KEEP
IT SIMPLE
Homework by Kevin Asher Green won the Grand Jury Prize for Best Narrative
Feature at the 2004 Slamdance Festival and may be one of the best looking
DV films to date. A coming-of-age story, Homework is about Sara (Paz
de la Huerta), a striking, young ballerina who tries to control her
eating disorder and confused sexuality in midst of a sterile middle-class New York lifestyle. Sara is alienated from her mother and unmoved by
the sexual and intellectual engagements with her boyfriend Josh (Evan
Newmann). When Sara meets Jean (Issaach De Bankole), an older modern
dancer who arouses her emotional and sexual desires, she pursues him
with a sweet awkwardness that makes her passion honest and wonderfully
real.
Homework unfolds as a stylized yet minimalist series of episodes; it
feels like a quiet, slow-paced foreign film that focuses on the interiority
of the characters. In fact, Green successfully translates the family
dysfunction and contemporary alienation he admires in Taiwanese directors
Tsai Ming-Liang, Edward Yang, Hou Hsiao-Hsien into a transcendent New
York vocabulary all his own.
While
the digital filmmaking community is currently championing expensive
High Definition, Homework proves that a PAL PD-150 DV feature rendered
in Quick Time 3 (not even 4!) looks better than most of the enervated
HD films out there. Green and his team succeeded in making Homework
look great on the big screen through careful production choices. First
off, as a director and writer, Green chose a story that had minimal
dialogue to save on the number of takes for each set-up. His love of
the long-take directors like Antonioni inspired him to concentrate on
the physical drama in the mise-en-scene so that ten minutes of screen
time were shot each day. The story takes place at only a handful of
locations that are repeatedly visited, helping minimize set-ups. "I
can't draw," Green says, "so I constantly shot digital photos
and storyboarded the whole film with these stills."

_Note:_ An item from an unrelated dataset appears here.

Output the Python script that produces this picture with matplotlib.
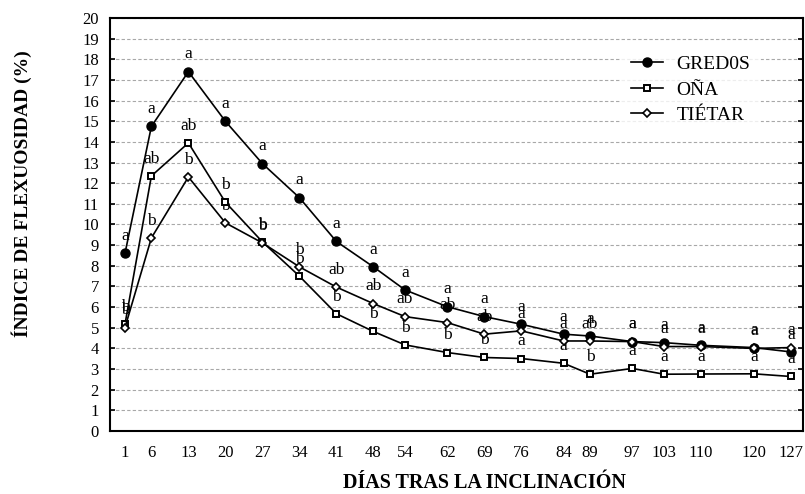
import matplotlib.pyplot as plt

plt.rcParams['font.family'] = ['Liberation Serif', 'DejaVu Serif']

dias = [1, 6, 13, 20, 27, 34, 41, 48, 54, 62, 69, 76, 84, 89, 97, 103, 110, 120, 127]

gredos = [8.6, 14.75, 17.4, 15.0, 12.95, 11.3, 9.18, 7.95, 6.83, 6.02, 5.54, 5.17,
          4.69, 4.6, 4.33, 4.28, 4.15, 4.04, 3.83]
ona = [5.17, 12.35, 13.95, 11.08, 9.16, 7.5, 5.68, 4.82, 4.17, 3.8, 3.56, 3.51,
       3.28, 2.75, 3.03, 2.75, 2.76, 2.77, 2.64]
tietar = [5.01, 9.35, 12.3, 10.08, 9.11, 7.95, 6.97, 6.17, 5.54, 5.25, 4.69, 4.85,
          4.36, 4.36, 4.33, 4.09, 4.09, 4.0, 4.04]

gredos_letras = ['a'] * 19
ona_letras = ['b', 'ab', 'ab', 'b', 'b', 'b', 'b', 'b', 'b', 'b', 'b', 'a',
              'a', 'b', 'a', 'a', 'a', 'a', 'a']
tietar_letras = ['b', 'b', 'b', 'b', 'b', 'b', 'ab', 'ab', 'ab', 'ab', 'ab', 'a',
                 'a', 'ab', 'a', 'a', 'a', 'a', 'a']

fig = plt.figure(figsize=(8.05, 4.94), dpi=100)
ax = fig.add_axes([0.1366, 0.1275, 0.8609, 0.8361])

ax.yaxis.grid(True, linestyle=(0, (3, 2)), linewidth=0.8, color='#a8a8a8')
ax.set_axisbelow(True)

ax.plot(dias, gredos, color='k', lw=1.2, marker='o', ms=6.5, mfc='k', mec='k', label='GRED0S', zorder=3)
ax.plot(dias, ona, color='k', lw=1.2, marker='s', ms=4.5, mfc='white', mec='k', mew=1.4, label='OÑA', zorder=3)
ax.plot(dias, tietar, color='k', lw=1.2, marker='D', ms=4.2, mfc='white', mec='k', mew=1.2, label='TIÉTAR', zorder=3)

for serie, letras in [(gredos, gredos_letras), (ona, ona_letras), (tietar, tietar_letras)]:
    for x, y, t in zip(dias, serie, letras):
        ax.annotate(t, (x, y), xytext=(0, 9.5), textcoords='offset points',
                    ha='center', va='baseline', fontsize=12.5, zorder=2)

ax.set_xlim(-1.84, 129.3)
ax.set_ylim(0, 20)
ax.set_xticks(dias)
ax.set_yticks(range(0, 21))
ax.tick_params(axis='x', length=0, pad=10, labelsize=12)
ax.tick_params(axis='y', direction='in', length=3.5, width=1.2, left=True, right=True,
               pad=8, labelsize=12)
for s in ax.spines.values():
    s.set_linewidth(1.5)

ax.set_xlabel('DÍAS TRAS LA INCLINACIÓN', fontsize=14.5, fontweight='bold', va='baseline')
ax.xaxis.set_label_coords(0.541, -0.138)
ax.set_ylabel('ÍNDICE DE FLEXUOSIDAD (%)', fontsize=14, fontweight='bold', va='center')
ax.yaxis.set_label_coords(-0.127, 0.574)

leg = ax.legend(loc='upper left', bbox_to_anchor=(0.736, 0.935), borderaxespad=0,
                fontsize=14, frameon=True, fancybox=False, edgecolor='white',
                borderpad=0.55, handlelength=1.65, handletextpad=0.7, labelspacing=0.4)
leg.get_frame().set_linewidth(0)

fig.savefig('out.png', dpi=100)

There were other winning secrets: DP Richard Rutkowski (Interview with
the Assassin, Chelsea Walls) used mostly medium and long lensed close-ups
to give a sense of shallow focus and a cleaner resolve to the DV. For
lighting, the crew chose almost exclusively Kino-Flos mixed with smaller
tungsten instruments. For the relatively few outdoor shots, the team
sought shadow or overcast light and shot right at dusk, putting exposure
at the limit of the camera's sensitivity. On occasion they also hazed
the interiors with a light mist and shot through 1/8 or 1/4 black pro-mist
filters. Finally the footage was drained of chroma to give a cool, silver
retention look.
Executive producer Jim Stark (Stranger Than Paradise) got behind this
project early to get actor De Banchole on board, which led to the producing
team of Anthony Katagas and Callum Greene (Lost in Translation) getting
passionately involved and making the director's $10,000 budget go far
on an eleven day shoot. At press time, Homework has not struck a distribution
deal but expect to see more from Kevin Asher Green.